- [Problem]: Identify the lines containing the word "with". Copy each one.

Charts and diagrams as code
────────────────────

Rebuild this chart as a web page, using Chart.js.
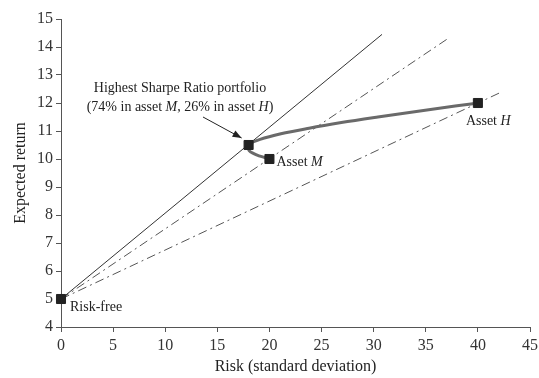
<!DOCTYPE html>
<html><head><meta charset="utf-8">
<script src="https://cdn.jsdelivr.net/npm/chart.js@4/dist/chart.umd.min.js"></script>
<style>html,body{margin:0;padding:0;background:#fff}#wrap{width:539px;height:378px}</style>
</head><body><div id="wrap"><canvas id="c" width="539" height="378"></canvas></div>
<script>
const xTicks = [0,5,10,15,20,25,30,35,40,45];
const yTicks = [4,5,6,7,8,9,10,11,12,13,14,15];
const capitalLine = [{x:0,y:5},{x:30.8,y:14.45}];
const lineM = [{x:0,y:5},{x:37,y:14.27}];
const lineH = [{x:0,y:5},{x:42.3,y:12.4}];
const frontierRisk = [20,19.1,18.45,18.05,17.9,18.0,18.4,19.1,21.1,23.8,26.9,30.4,34.1,38.0,40];
const frontierRet  = [10,10.1,10.2,10.3,10.4,10.52,10.6,10.7,10.9,11.1,11.3,11.5,11.7,11.9,12];
const markerNames = ['Risk-free','Highest Sharpe','Asset M','Asset H'];
const markerRisk = [0,18,20,40];
const markerRet = [5,10.5,10,12];

const FONT = '"Liberation Serif", "DejaVu Serif", serif';
const frontier = frontierRisk.map((r,i)=>({x:r,y:frontierRet[i]}));
const markers = markerRisk.map((r,i)=>({x:r,y:markerRet[i]}));

const labelPlugin = {
  id:'labels',
  afterDraw(chart){
    const ctx = chart.ctx, xs = chart.scales.x, ys = chart.scales.y;
    const px = v=>xs.getPixelForValue(v), py = v=>ys.getPixelForValue(v);
    ctx.save();
    ctx.fillStyle = '#222';
    ctx.textBaseline = 'middle';
    const mixed = (parts, x, y, align) => {
      let w = 0;
      parts.forEach(p=>{ctx.font=(p[1]?'italic ':'')+'14px '+FONT; w+=ctx.measureText(p[0]).width;});
      let cx = align==='center'? x-w/2 : x;
      ctx.textAlign='left';
      parts.forEach(p=>{ctx.font=(p[1]?'italic ':'')+'14px '+FONT; ctx.fillText(p[0],cx,y); cx+=ctx.measureText(p[0]).width;});
    };
    mixed([['Risk-free',false]], px(markerRisk[0])+9, py(markerRet[0])+8, 'left');
    mixed([['Asset ',false],['M',true]], px(markerRisk[2])+7, py(markerRet[2])+3, 'left');
    mixed([['Asset ',false],['H',true]], px(markerRisk[3])-12, py(markerRet[3])+18, 'left');
    mixed([['Highest Sharpe Ratio portfolio',false]], 180, 88, 'center');
    mixed([['(74% in asset ',false],['M',true],[', 26% in asset ',false],['H',true],[')',false]], 180, 107, 'center');
    const x0=203,y0=117, x1=px(markerRisk[1])-7, y1=py(markerRet[1])-7;
    ctx.strokeStyle='#222'; ctx.lineWidth=1;
    ctx.beginPath(); ctx.moveTo(x0,y0); ctx.lineTo(x1,y1); ctx.stroke();
    const a = Math.atan2(y1-y0,x1-x0), L=9, W=3.5;
    ctx.beginPath();
    ctx.moveTo(x1,y1);
    ctx.lineTo(x1-L*Math.cos(a)+W*Math.sin(a), y1-L*Math.sin(a)-W*Math.cos(a));
    ctx.lineTo(x1-L*Math.cos(a)-W*Math.sin(a), y1-L*Math.sin(a)+W*Math.cos(a));
    ctx.closePath(); ctx.fill();
    ctx.restore();
  }
};

new Chart(document.getElementById('c'), {
  type:'scatter',
  data:{datasets:[
    {label:'points', data:markers, pointStyle:'rect', pointRadius:6.4, pointBackgroundColor:'#222', pointBorderColor:'#222', showLine:false, order:0, clip:false},
    {label:'frontier', data:frontier, showLine:true, borderColor:'#6a6a6a', borderWidth:3, pointRadius:0, cubicInterpolationMode:'monotone', order:1},
    {label:'capital', data:capitalLine, showLine:true, borderColor:'#333', borderWidth:1, pointRadius:0, order:2},
    {label:'M line', data:lineM, showLine:true, borderColor:'#555', borderWidth:1, borderDash:[9,4,2,4], pointRadius:0, order:3},
    {label:'H line', data:lineH, showLine:true, borderColor:'#555', borderWidth:1, borderDash:[9,4,2,4], pointRadius:0, order:4}
  ]},
  options:{
    responsive:false, animation:false, devicePixelRatio:1,
    layout:{padding:{left:0,right:9,top:19,bottom:0}},
    plugins:{legend:{display:false}, tooltip:{enabled:false}},
    scales:{
      x:{type:'linear', min:0, max:45,
        afterBuildTicks(s){s.ticks = xTicks.map(v=>({value:v}));},
        afterFit(s){s.height = 51; s.paddingLeft = 0; s.paddingRight = 0;},
        grid:{drawOnChartArea:false, drawTicks:true, tickLength:5, color:'#555'},
        border:{color:'#555', width:1},
        ticks:{color:'#333', font:{family:FONT, size:16}, padding:4, maxRotation:0},
        title:{display:true, text:'Risk (standard deviation)', color:'#222', font:{family:FONT, size:16}, padding:{top:4,bottom:2}}
      },
      y:{type:'linear', min:4, max:15,
        afterBuildTicks(s){s.ticks = yTicks.map(v=>({value:v}));},
        afterFit(s){s.width = 61; s.paddingTop = 0; s.paddingBottom = 0;},
        grid:{drawOnChartArea:false, drawTicks:true, tickLength:5, color:'#555'},
        border:{color:'#555', width:1},
        ticks:{color:'#333', font:{family:FONT, size:16}, padding:3},
        title:{display:true, text:'Expected return', color:'#222', font:{family:FONT, size:16}, padding:{top:11,bottom:4}}
      }
    }
  },
  plugins:[labelPlugin]
});
</script></body></html>
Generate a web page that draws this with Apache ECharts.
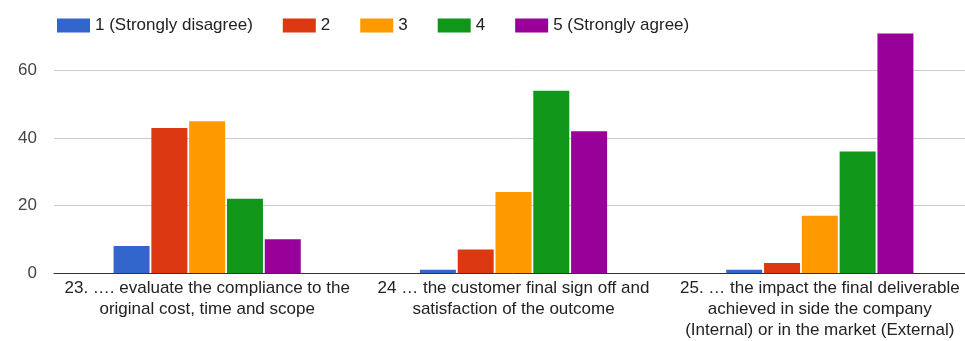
<!DOCTYPE html>
<html>
<head>
<meta charset="utf-8">
<script src="https://cdn.jsdelivr.net/npm/echarts@6/dist/echarts.min.js"></script>
<style>
  html, body { margin: 0; padding: 0; background: #fff; overflow: hidden; }
  #wrap { width: 965px; height: 341px; overflow: hidden; }
  #chart { width: 975px; height: 341px; }
</style>
</head>
<body>
<div id="wrap"><div id="chart"></div></div>
<script>
// Survey statements (x-axis categories)
const categories = [
  "23. …. evaluate the compliance to the\noriginal cost, time and scope",
  "24 … the customer final sign off and\nsatisfaction of the outcome",
  "25. … the impact the final deliverable\nachieved in side the company\n(Internal) or in the market (External)"
];

// Response counts per rating level
const seriesNames = ["1 (Strongly disagree)", "2", "3", "4", "5 (Strongly agree)"];
const rating1 = [8, 1, 1];
const rating2 = [43, 7, 3];
const rating3 = [45, 24, 17];
const rating4 = [22, 54, 36];
const rating5 = [10, 42, 71];
const seriesValues = [rating1, rating2, rating3, rating4, rating5];
const colors = ["#3366cc", "#dc3912", "#ff9900", "#109618", "#990099"];

const chart = echarts.init(document.getElementById("chart"));
const font = "'Liberation Sans', Arial, sans-serif";

chart.setOption({
  animation: false,
  textStyle: { fontFamily: font },
  legend: {
    left: 52,
    top: 12,
    itemWidth: 33,
    itemHeight: 14,
    itemGap: 30,
    icon: "rect",
    textStyle: { fontSize: 17, color: "#222", fontFamily: font },
    data: seriesNames
  },
  grid: { left: 54, right: 2, top: 30, bottom: 68, containLabel: false },
  xAxis: {
    type: "category",
    data: categories,
    axisTick: { show: false },
    axisLine: { lineStyle: { color: "#333", width: 1 } },
    axisLabel: {
      interval: 0,
      margin: 5,
      fontSize: 17,
      lineHeight: 21,
      color: "#222",
      fontFamily: font
    }
  },
  yAxis: {
    type: "value",
    min: 0,
    max: 72,
    interval: 20,
    axisLine: { show: false },
    axisTick: { show: false },
    axisLabel: {
      showMaxLabel: false,
      margin: 17,
      fontSize: 17,
      color: "#444",
      fontFamily: font
    },
    splitLine: {
      lineStyle: { color: ["#cccccc", "#cccccc", "#cccccc", "#cccccc", "rgba(0,0,0,0)"] }
    }
  },
  series: seriesNames.map((name, i) => ({
    name: name,
    type: "bar",
    data: seriesValues[i],
    barWidth: 36,
    barGap: "5%",
    itemStyle: { color: colors[i] }
  }))
});
</script>
</body>
</html>
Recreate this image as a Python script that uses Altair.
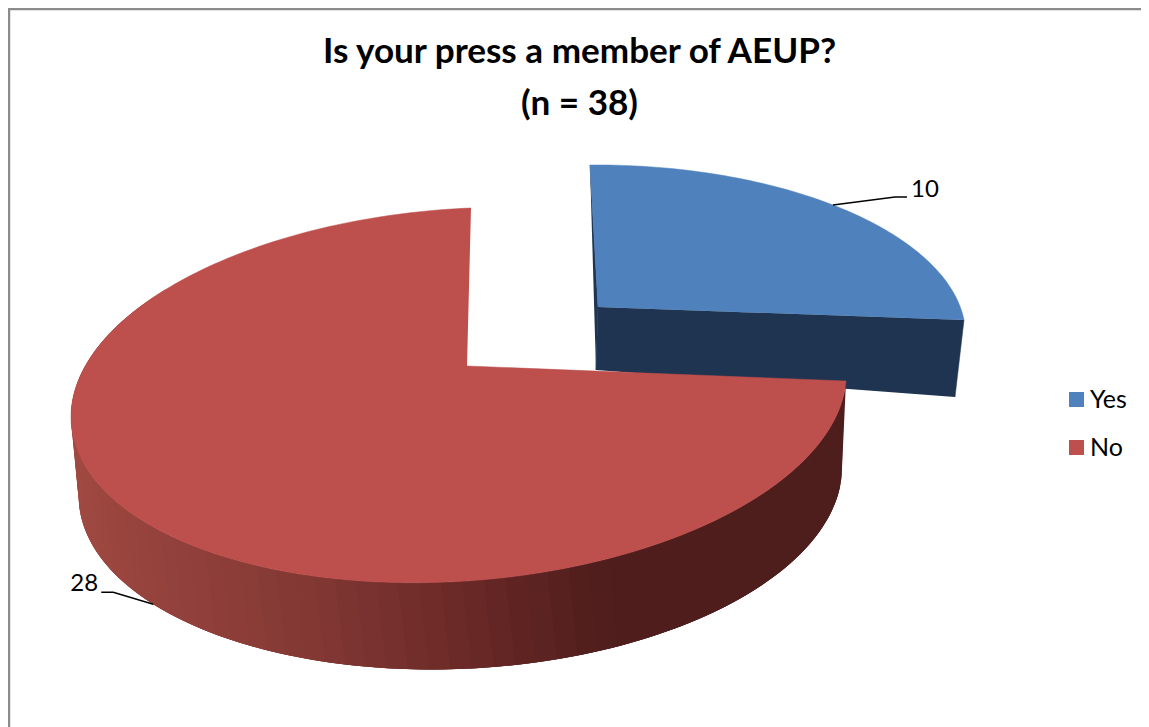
import numpy as np
import pandas as pd
import altair as alt

# ---- chart values ----
categories = ["Yes", "No"]
values = [10, 28]
top_colors = ["#4F81BD", "#BD4F4C"]
title_lines = ["Is your press a member of AEUP?", "(n = 38)"]

total = sum(values)
sweep_yes = 2 * np.pi * values[0] / total
OFFX, OFFY = 8, 8  # page margin
W, H = 1133, 719
RED_APEX = (467, 366)


def homography(src, dst):
    A, b = [], []
    for (u, v), (x, y) in zip(src, dst):
        A.append([u, v, 1, 0, 0, 0, -u * x, -v * x]); b.append(x)
        A.append([0, 0, 0, u, v, 1, -u * y, -v * y]); b.append(y)
    h = np.linalg.lstsq(np.array(A, float), np.array(b, float), rcond=None)[0]
    return np.append(h, 1).reshape(3, 3)


def circ(t):
    return (np.sin(t), np.cos(t))


def proj(M, t=None):
    u, v = (0.0, 0.0) if t is None else circ(t)
    p = M @ np.array([u, v, 1.0])
    return (p[0] / p[2], p[1] / p[2])


cal = [circ(0), circ(sweep_yes), circ(np.pi), circ(1.5 * np.pi)]
red_top = homography(cal, [(471, 208), (846, 381), (448, 582), (73, 398)])
red_bot = homography(cal, [(460, 294), (842, 468), (458, 669), (80, 480)])
blue_top = homography([(0, 0), circ(0), circ(sweep_yes), circ(sweep_yes / 2)],
                      [(598, 307), (590, 165), (964, 320), (833, 205)])
blue_bot = homography([(0, 0), circ(0), circ(sweep_yes), circ(sweep_yes / 2)],
                      [(596, 370), (588, 225), (955, 397), (826, 270)])

rows = []
pid = [0]


def add_poly(pts, color, series=None):
    pid[0] += 1
    for i, (x, y) in enumerate(pts):
        rows.append(dict(x=x, y=y, i=i, poly=pid[0], color=color, series=series))


def wall_color(x):
    xs = [70, 130, 300, 450, 600, 840]
    rs = [0xA0, 0x98, 0x84, 0x6C, 0x50, 0x4E]
    gs = [0x4A, 0x44, 0x39, 0x2A, 0x1E, 0x1E]
    bs = [0x42, 0x3E, 0x35, 0x28, 0x1C, 0x1E]
    return "#%02x%02x%02x" % (int(np.interp(x, xs, rs)), int(np.interp(x, xs, gs)), int(np.interp(x, xs, bs)))


# blue walls
add_poly([proj(blue_bot), proj(blue_top), proj(blue_top, sweep_yes), proj(blue_bot, sweep_yes)], "#1F3450")
add_poly([proj(blue_bot), proj(blue_top), proj(blue_top, 0)], "#1F3450")
walls_blue = pd.DataFrame(rows)
rows.clear()

# red outer wall: painted right to left, every band reaching under the next one
ts = np.linspace(sweep_yes, np.radians(300), 70)
for a, b in zip(ts[:-1], ts[1:]):
    sub = np.linspace(a, b + 2 * (b - a), 6)
    upper = [proj(red_top, t) for t in sub]
    lower = [proj(red_bot, t) for t in sub]
    add_poly(upper + lower[::-1], wall_color(proj(red_top, (a + b) / 2)[0]))
walls_red = pd.DataFrame(rows)
rows.clear()

# top faces
arc_yes = [proj(blue_top, t) for t in np.linspace(0, sweep_yes, 80)]
add_poly([proj(blue_top)] + arc_yes, top_colors[0], categories[0])
arc_no = [proj(red_top, t) for t in np.linspace(sweep_yes, 2 * np.pi, 220)]
add_poly([RED_APEX] + arc_no, top_colors[1], categories[1])
faces = pd.DataFrame(rows)
rows.clear()

xs = alt.X("x:Q", scale=alt.Scale(domain=[OFFX, OFFX + W], range=[0, W]), axis=None)
ys = alt.Y("y:Q", scale=alt.Scale(domain=[OFFY, OFFY + H], range=[0, H]), axis=None)


def walls(df, sw):
    return alt.Chart(df).mark_line(strokeWidth=sw, interpolate="linear").encode(
        x=xs, y=ys, order="i:Q", detail="poly:Q",
        fill=alt.Fill("color:N", scale=None, legend=None),
        stroke=alt.Stroke("color:N", scale=None, legend=None),
    )


face_layer = alt.Chart(faces).mark_line(strokeWidth=0.5).encode(
    x=xs, y=ys, order="i:Q", detail="poly:N",
    fill=alt.Fill("series:N", sort=categories,
                  scale=alt.Scale(domain=categories, range=top_colors),
                  legend=alt.Legend(title=None, orient="none", legendX=1056, legendY=379,
                                    symbolType="square", symbolSize=225, symbolStrokeWidth=0,
                                    labelFont="Lato", labelFontSize=25, labelColor="#000000",
                                    labelOffset=1, rowPadding=22, padding=0)),
    stroke=alt.Stroke("series:N", scale=alt.Scale(domain=categories, range=top_colors), legend=None),
)

# leader lines
p10 = proj(blue_top, sweep_yes / 2)
p28 = proj(red_bot, sweep_yes + (2 * np.pi - sweep_yes) / 2 + 0.04)
leaders = pd.DataFrame([
    dict(x=p10[0], y=p10[1], i=0, k="a"), dict(x=p10[0] + 62, y=p10[1] - 8, i=1, k="a"),
    dict(x=p10[0] + 74, y=p10[1] - 8, i=2, k="a"),
    dict(x=p28[0], y=p28[1], i=0, k="b"), dict(x=p28[0] - 40, y=p28[1] - 12, i=1, k="b"),
    dict(x=p28[0] - 52, y=p28[1] - 12, i=2, k="b"),
])
leader_layer = alt.Chart(leaders).mark_line(color="#000000", strokeWidth=1.4).encode(
    x=xs, y=ys, order="i:Q", detail="k:N")

labels = pd.DataFrame([
    dict(x=p10[0] + 92, y=p10[1] - 15, t=str(values[0])),
    dict(x=p28[0] - 69, y=p28[1] - 20, t=str(values[1])),
])
label_layer = alt.Chart(labels).mark_text(font="Lato", fontSize=24, color="#000000", baseline="middle").encode(
    x=xs, y=ys, text="t:N")

titles = pd.DataFrame([
    dict(x=579.5, y=52, t=title_lines[0]),
    dict(x=579.5, y=104, t=title_lines[1]),
])
title_layer = alt.Chart(titles).mark_text(font="Lato", fontSize=35.1, fontWeight="bold", color="#000000", baseline="middle").encode(
    x=xs, y=ys, text="t:N")

border_left = alt.Chart(pd.DataFrame({"k": [0]})).mark_rule(color="#8C8C8C", strokeWidth=2.5).encode(
    x=alt.value(1), y=alt.value(0), y2=alt.value(H))
border_top = alt.Chart(pd.DataFrame({"k": [0]})).mark_rule(color="#8C8C8C", strokeWidth=2.5).encode(
    y=alt.value(1), x=alt.value(0), x2=alt.value(W))

chart = alt.layer(border_left, border_top, walls(walls_blue, 0.5), walls(walls_red, 0), face_layer, leader_layer, label_layer, title_layer).resolve_scale(
    fill="independent", stroke="independent"
).properties(
    width=W, height=H, padding=0,
    autosize=alt.AutoSizeParams(type="none"),
    background="#ffffff",
).configure_view(stroke=None)

chart.save("out.html", embed_options={"renderer": "svg", "actions": False})
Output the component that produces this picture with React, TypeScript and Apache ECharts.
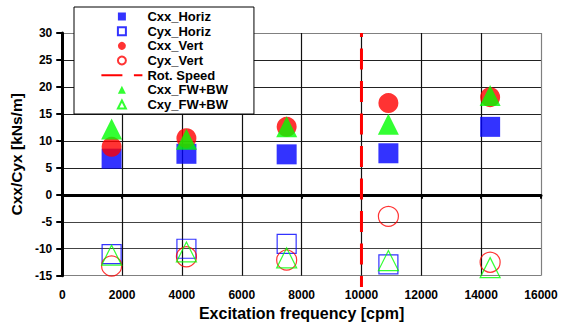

────────────────────

- [Solution for this task]:
Generate a web page that draws this with Apache ECharts.
Output the component that produces this picture with React, TypeScript and Apache ECharts.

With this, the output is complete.